Department of Health Seal

TGM for the Implementation of the Hawai'i State Contingency Plan
Section 9.4
METHANE

9.4 METHANE

Figure 9.1 Methane Mitigation Decision Matrix
Distance to structure Methane Concentration in Soil Gas
<1000 ppm (<0.1%, <2% LEL) 1000 - 5000 ppm (0.1% - 0.5% 2% LEL - 10% LEL) 5000 - 12,500 ppm (0.5% - 1.25% 10% LEL - 25% LEL) > 12,500 ppm (> 1.25% > 25% LEL)
0 ft (beneath structure) No Controls Recommended Methane Monitoring Conduit Seals and Utility Trench Dams Methane Monitoring Conduit Seals and Utility Trench Dams Vapor Mitigation Methane Monitoring Conduit Seals and Utility Trench Dams Vapor Mitigation
0 - 100ft No Controls Recommended Methane Monitoring Methane Monitoring Conduit Seals and Utility Trench Dams Methane Monitoring Conduit Seals and Utility Trench Dams Vapor Mitigation
100 - 300ft No Controls Recommended No Controls Recommended Methane Monitoring Methane Monitoring Conduit Seals and Utility Trench Dams
>300ft No Controls Recommended No Controls Recommended No Controls Recommended Methane Monitoring
1. Decision matrix modeled after Geonsyntec 2011.
2. Actions listed in this decision matrix assume soil gas pressure is < 2 in-H2O. If soil gas pressure is greater than 2 in-H2O, then the need for enhanced mitigation measures should be evaluated.
3. This mitigation matrix does not preclude site-specific evaluation of engineering controls. Engineering control requirements can be reduced if additional indoor/sub-slab monitoring is conducted following construction of building or if site conditions are in the more conservative end of the listed criteria (i.e., lower end of methane concentration and upper end of distance criteria). If reduced controls are utilized, a mitigation decision matrix for soil gas and indoor air data should be developed.
4. Methane Monitoring can include testing of exterior soil gas, sub-slab, and/or indoor air. A specific monitoring program should be proposed prior to building construction.

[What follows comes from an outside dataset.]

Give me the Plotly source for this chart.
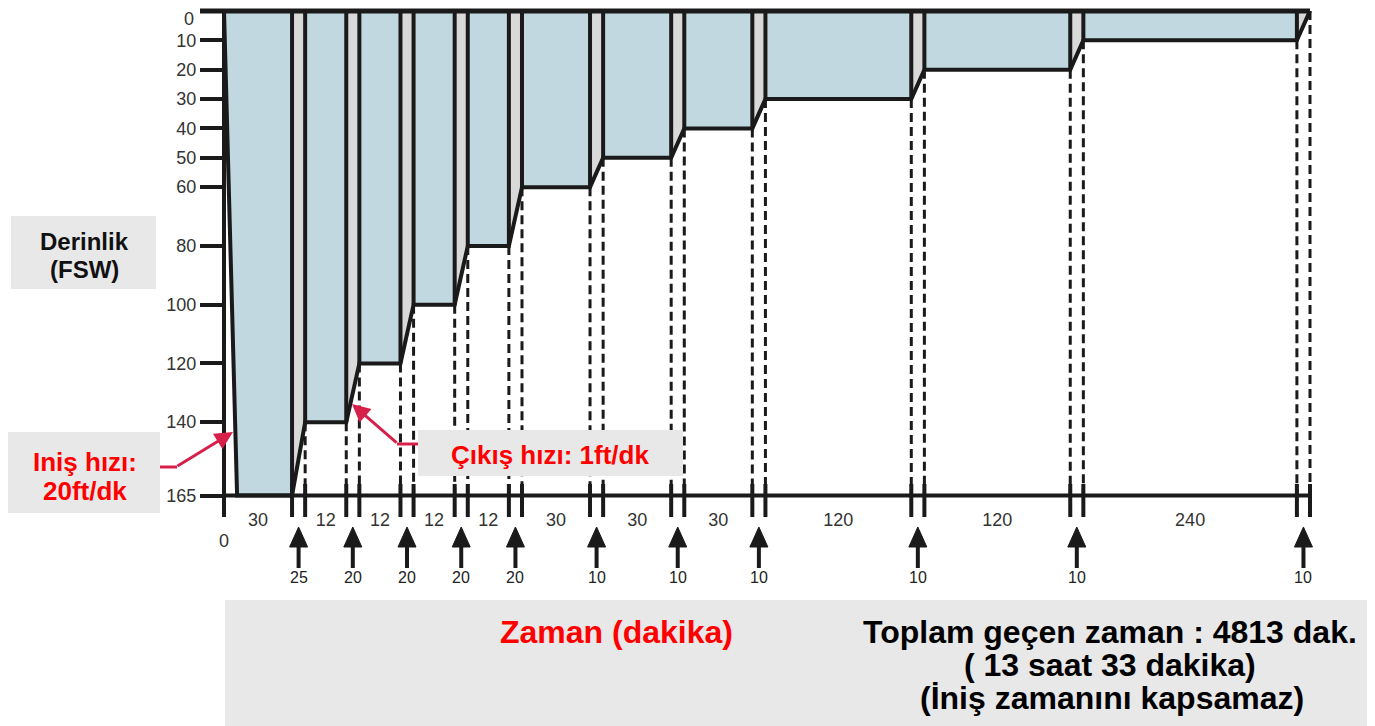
import plotly.graph_objects as go

# ---------------- data ----------------
stop_depths = [165, 140, 120, 100, 80, 60, 50, 40, 30, 20, 10]      # fsw
stop_minutes = [30, 12, 12, 12, 12, 30, 30, 30, 120, 120, 240]      # minutes at each stop
ascent_marks = [25, 20, 20, 20, 20, 10, 10, 10, 10, 10, 10]        # values under the arrows
depth_ticks = [0, 10, 20, 30, 40, 50, 60, 80, 100, 120, 140, 165]

# ---------------- layout scale (screen pixels) ----------------
SHIFT = 8                              # page body margin
W, H = 1375 - SHIFT, 726 - SHIFT       # figure size
X0_PX, X_END_PX = 224, 1310            # screen span of the time axis
Y0_PX, Y_PER_FT = 10.9, 2.9375         # screen mapping of depth
EXP = 0.55                             # schematic (power) time scale
TRANS = 1.25                           # width of a descent / ascent transition
TICK_PX = 24                           # length of the depth ticks

widths = [m ** EXP for m in stop_minutes]
total = sum(widths) + TRANS * len(stop_minutes)
ppu = (X_END_PX - X0_PX) / total
xr = [(SHIFT - X0_PX) / ppu, (SHIFT + W - X0_PX) / ppu]
yr = [(SHIFT + H - Y0_PX) / Y_PER_FT, (SHIFT - Y0_PX) / Y_PER_FT]


def dy(sy):
    return (sy - Y0_PX) / Y_PER_FT


def px(sx):
    return (sx - SHIFT) / W


def py(sy):
    return 1 - (sy - SHIFT) / H


starts, leaves = [], []
x = 0.0
for w in widths:
    starts.append(x)
    leaves.append(x + w)
    x = x + w + TRANS
end_x = x
next_depths = stop_depths[1:] + [0]
BOT = stop_depths[0]

BLUE = "#c1d8e0"
GREY = "#d9d9d9"
BLACK = "#1a1a1a"

fig = go.Figure()

# blue stop areas
bx, by = [], []
for i, d in enumerate(stop_depths):
    if i == 0:
        pts = [(0, 0), (TRANS, d), (leaves[i], d), (leaves[i], 0)]
    else:
        pts = [(starts[i], 0), (starts[i], d), (leaves[i], d), (leaves[i], 0)]
    for a, b in pts:
        bx.append(a); by.append(b)
    bx.append(None); by.append(None)
fig.add_trace(go.Scatter(x=bx, y=by, fill="toself", fillcolor=BLUE, mode="none",
                         hoverinfo="skip"))

# grey ascent areas
gx, gy = [], []
for i, d in enumerate(stop_depths):
    xs, xe, dn = leaves[i], leaves[i] + TRANS, next_depths[i]
    for a, b in [(xs, 0), (xs, d), (xe, dn), (xe, 0)]:
        gx.append(a); gy.append(b)
    gx.append(None); gy.append(None)
fig.add_trace(go.Scatter(x=gx, y=gy, fill="toself", fillcolor=GREY, mode="none",
                         hoverinfo="skip"))

# dashed verticals below the profile
dx_, dy_ = [], []
for i, d in enumerate(stop_depths):
    xs, xe, dn = leaves[i], leaves[i] + TRANS, next_depths[i]
    if d < BOT:
        dx_ += [xs, xs, None]; dy_ += [d, BOT, None]
    dx_ += [xe, xe, None]; dy_ += [dn, BOT, None]
fig.add_trace(go.Scatter(x=dx_, y=dy_, mode="lines",
                         line=dict(color=BLACK, width=3, dash="9px,5px"), hoverinfo="skip"))

# solid verticals above the profile
sx, sy = [], []
for i, d in enumerate(stop_depths):
    xs, xe, dn = leaves[i], leaves[i] + TRANS, next_depths[i]
    sx += [xs, xs, None]; sy += [0, d, None]
    if dn > 0:
        sx += [xe, xe, None]; sy += [0, dn, None]
fig.add_trace(go.Scatter(x=sx, y=sy, mode="lines", line=dict(color=BLACK, width=4),
                         hoverinfo="skip"))

# depth profile
prx, pry = [0, TRANS], [0, BOT]
for i, d in enumerate(stop_depths):
    if i > 0:
        prx.append(starts[i]); pry.append(d)
    prx.append(leaves[i]); pry.append(d)
prx.append(end_x); pry.append(0)
fig.add_trace(go.Scatter(x=prx, y=pry, mode="lines", line=dict(color=BLACK, width=4),
                         hoverinfo="skip"))

# frame: surface line (with its tick), bottom axis line, time-zero line and boundary ticks
tick_top, tick_bot = dy(484), dy(517)
fig.add_trace(go.Scatter(x=[-TICK_PX / ppu, end_x], y=[0, 0], mode="lines",
                         line=dict(color=BLACK, width=5), hoverinfo="skip"))
fx = [0, end_x, None, 0, 0, None]
fy = [BOT, BOT, None, 0, tick_bot, None]
for i in range(len(stop_depths)):
    for xx in (leaves[i], leaves[i] + TRANS):
        fx += [xx, xx, None]; fy += [tick_top, tick_bot, None]
fig.add_trace(go.Scatter(x=fx, y=fy, mode="lines", line=dict(color=BLACK, width=4),
                         hoverinfo="skip"))

# upward arrows under each ascent
centers = [l + TRANS / 2 for l in leaves]
hw = 9 / ppu
hx, hy, shx, shy = [], [], [], []
for c in centers:
    hx += [c, c - hw, c + hw, c, None]; hy += [dy(527), dy(547), dy(547), dy(527), None]
    shx += [c, c, None]; shy += [dy(545), dy(568), None]
fig.add_trace(go.Scatter(x=shx, y=shy, mode="lines", line=dict(color=BLACK, width=4),
                         hoverinfo="skip"))
fig.add_trace(go.Scatter(x=hx, y=hy, fill="toself", fillcolor=BLACK, mode="lines",
                         line=dict(color=BLACK, width=1), hoverinfo="skip"))

FONT = "Liberation Sans, Arial"
ann = []
for c, v in zip(centers, ascent_marks):
    ann.append(dict(x=c, y=dy(577), xref="x", yref="y", text=str(v), showarrow=False,
                    xanchor="center", yanchor="middle",
                    font=dict(size=16, color="#222", family=FONT)))
ann.append(dict(x=0, y=dy(541), xref="x", yref="y", text="0", showarrow=False,
                xanchor="center", yanchor="middle",
                font=dict(size=18, color="#333", family=FONT)))
# label of the surface tick (kept inside the page)
ann.append(dict(x=-(TICK_PX + 4) / ppu, y=dy(19), xref="x", yref="y", text=str(depth_ticks[0]),
                showarrow=False, xanchor="right", yanchor="middle",
                font=dict(size=18, color="#333", family=FONT)))

RED_LINE = "#d6204a"
# label boxes
shapes = [
    dict(type="rect", xref="paper", yref="paper", x0=px(11), x1=px(156), y0=py(289), y1=py(216),
         fillcolor="#e8e8e8", line=dict(width=0), layer="above"),
    dict(type="rect", xref="paper", yref="paper", x0=px(8), x1=px(160), y0=py(513), y1=py(432),
         fillcolor="#e8e8e8", line=dict(width=0), layer="above"),
    dict(type="rect", xref="paper", yref="paper", x0=px(418), x1=px(683), y0=py(476), y1=py(430),
         fillcolor="#e8e8e8", line=dict(width=0), layer="above"),
    dict(type="rect", xref="paper", yref="paper", x0=px(225), x1=px(1375), y0=py(726), y1=py(600),
         fillcolor="#e8e8e8", line=dict(width=0), layer="above"),
    # horizontal legs of the red pointers
    dict(type="line", xref="paper", yref="paper", x0=px(160), x1=px(177), y0=py(467), y1=py(467),
         line=dict(color=RED_LINE, width=3), layer="above"),
    dict(type="line", xref="paper", yref="paper", x0=px(418), x1=px(397), y0=py(444), y1=py(444),
         line=dict(color=RED_LINE, width=3), layer="above"),
]


def label(xp, yp, text, size, color):
    return dict(x=px(xp), y=py(yp), xref="paper", yref="paper", text="<b>" + text + "</b>",
                showarrow=False, xanchor="center", yanchor="middle",
                font=dict(size=size, color=color, family=FONT))


ann += [
    label(84, 241, "Derinlik", 24, "#111"),
    label(84, 269, "(FSW)", 24, "#111"),
    label(85, 462, "Iniş hızı:", 26, "#ff0000"),
    label(85, 491, "20ft/dk", 26, "#ff0000"),
    label(550, 455, "Çıkış hızı: 1ft/dk", 26, "#ff0000"),
    label(616, 632, "Zaman (dakika)", 32, "#ff0000"),
    label(1110, 632, "Toplam geçen zaman : 4813 dak.", 32, "#000"),
    label(1110, 665, "( 13 saat 33 dakika)", 32, "#000"),
    label(1112, 698, "(İniş zamanını kapsamaz)", 32, "#000"),
    dict(x=px(233), y=py(432), xref="paper", yref="paper", ax=-57, ay=35, text="",
         showarrow=True, arrowhead=2, arrowsize=1.2, arrowwidth=3, arrowcolor=RED_LINE),
    dict(x=px(352), y=py(404), xref="paper", yref="paper", ax=46, ay=40, text="",
         showarrow=True, arrowhead=2, arrowsize=1.2, arrowwidth=3, arrowcolor=RED_LINE),
]

fig.update_layout(
    width=W, height=H, margin=dict(l=0, r=0, t=0, b=0),
    paper_bgcolor="white", plot_bgcolor="white", showlegend=False,
    xaxis=dict(range=xr, domain=[0, 1], showgrid=False, zeroline=False, showline=False,
               tickvals=[(s + l) / 2 for s, l in zip(starts, leaves)],
               ticktext=[str(m) for m in stop_minutes], ticks="",
               anchor="free", position=py(493), ticklabelstandoff=14,
               tickfont=dict(size=18, color="#333", family=FONT)),
    yaxis=dict(range=yr, domain=[0, 1], showgrid=False, zeroline=False, showline=False,
               tickvals=depth_ticks[1:], ticktext=[str(v) for v in depth_ticks[1:]],
               ticks="outside", ticklen=TICK_PX, tickwidth=4, tickcolor=BLACK,
               anchor="free", position=px(X0_PX),
               tickfont=dict(size=18, color="#333", family=FONT)),
    shapes=shapes, annotations=ann,
)

fig.write_html("out.html")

Methane is a colorless, odorless and highly flammable gas generated by the anaerobic biodegradation of organic material, including petroleum. Methane can pose explosion and fire hazards under some conditions. In order for methane to create hazardous conditions, three conditions must be met: 1) A sufficient concentration of methane; 2) A sufficient concentration of oxygen and 3) An ignition source. Potential safety risks should be assessed by considering concentrations of methane and oxygen in soil gas, significance of advective (i.e., under pressure) transport, and potential for methane attenuation between the soil gas and structure or enclosed space.

Advective flow of methane under pressure from a source area is primarily a concern at landfills. This creates a high risk for significant, offsite migration and potential intrusion into the lower floors of buildings or subsurface utility corridors. Methane can be present at high concentrations in vadose-zone soil at petroleum-contaminated sites but is rarely under significant pressure and typically migrates by diffusion rather than advection. While significant offsite migration is less likely, diffusion into subsurface utility corridors could pose localized flash explosion or fire concerns if the methane mixes with oxygenated air and is encountered during subsurface construction or utility work. Accumulation of methane in poorly ventilated rooms of buildings with cracked floors, gaps around utility penetrations in the floor or other vapor entry routes could also pose potential hazards.

Figure 9-1 presents a summary of recommended monitoring and mitigation actions for site where high levels of methane are detected in soil vapors (Geosyntec 2011).

Final monitoring and mitigation actions for potential methane hazards will necessarily be site specific, and depend in part on the estimated area and volume of the source area, planned remedial actions to address the source, the presence and use of existing buildings and the planned use or redevelopment of the site. Coordination with HDOH and submittal of a site-specific workplan for review is recommended. Additional methane guidance can be found in the following document: Advisory on Methane Assessment and Common Remedies at Schools Sites (CalEPA 2005b).

Be aware that high levels of light-end (C5-C12), petroleum vapors can cause false, elevated readings of methane in vapor samples using a standard, landfill gas analyzer. The use of a carbon trap is recommended when evaluating for methane when using field instruments at sites where high levels of petroleum may be present in soil gas. A carbon trap will remove the majority of petroleum aliphatic and aromatic compounds from the soil gas and allow for a more accurate reading of methane.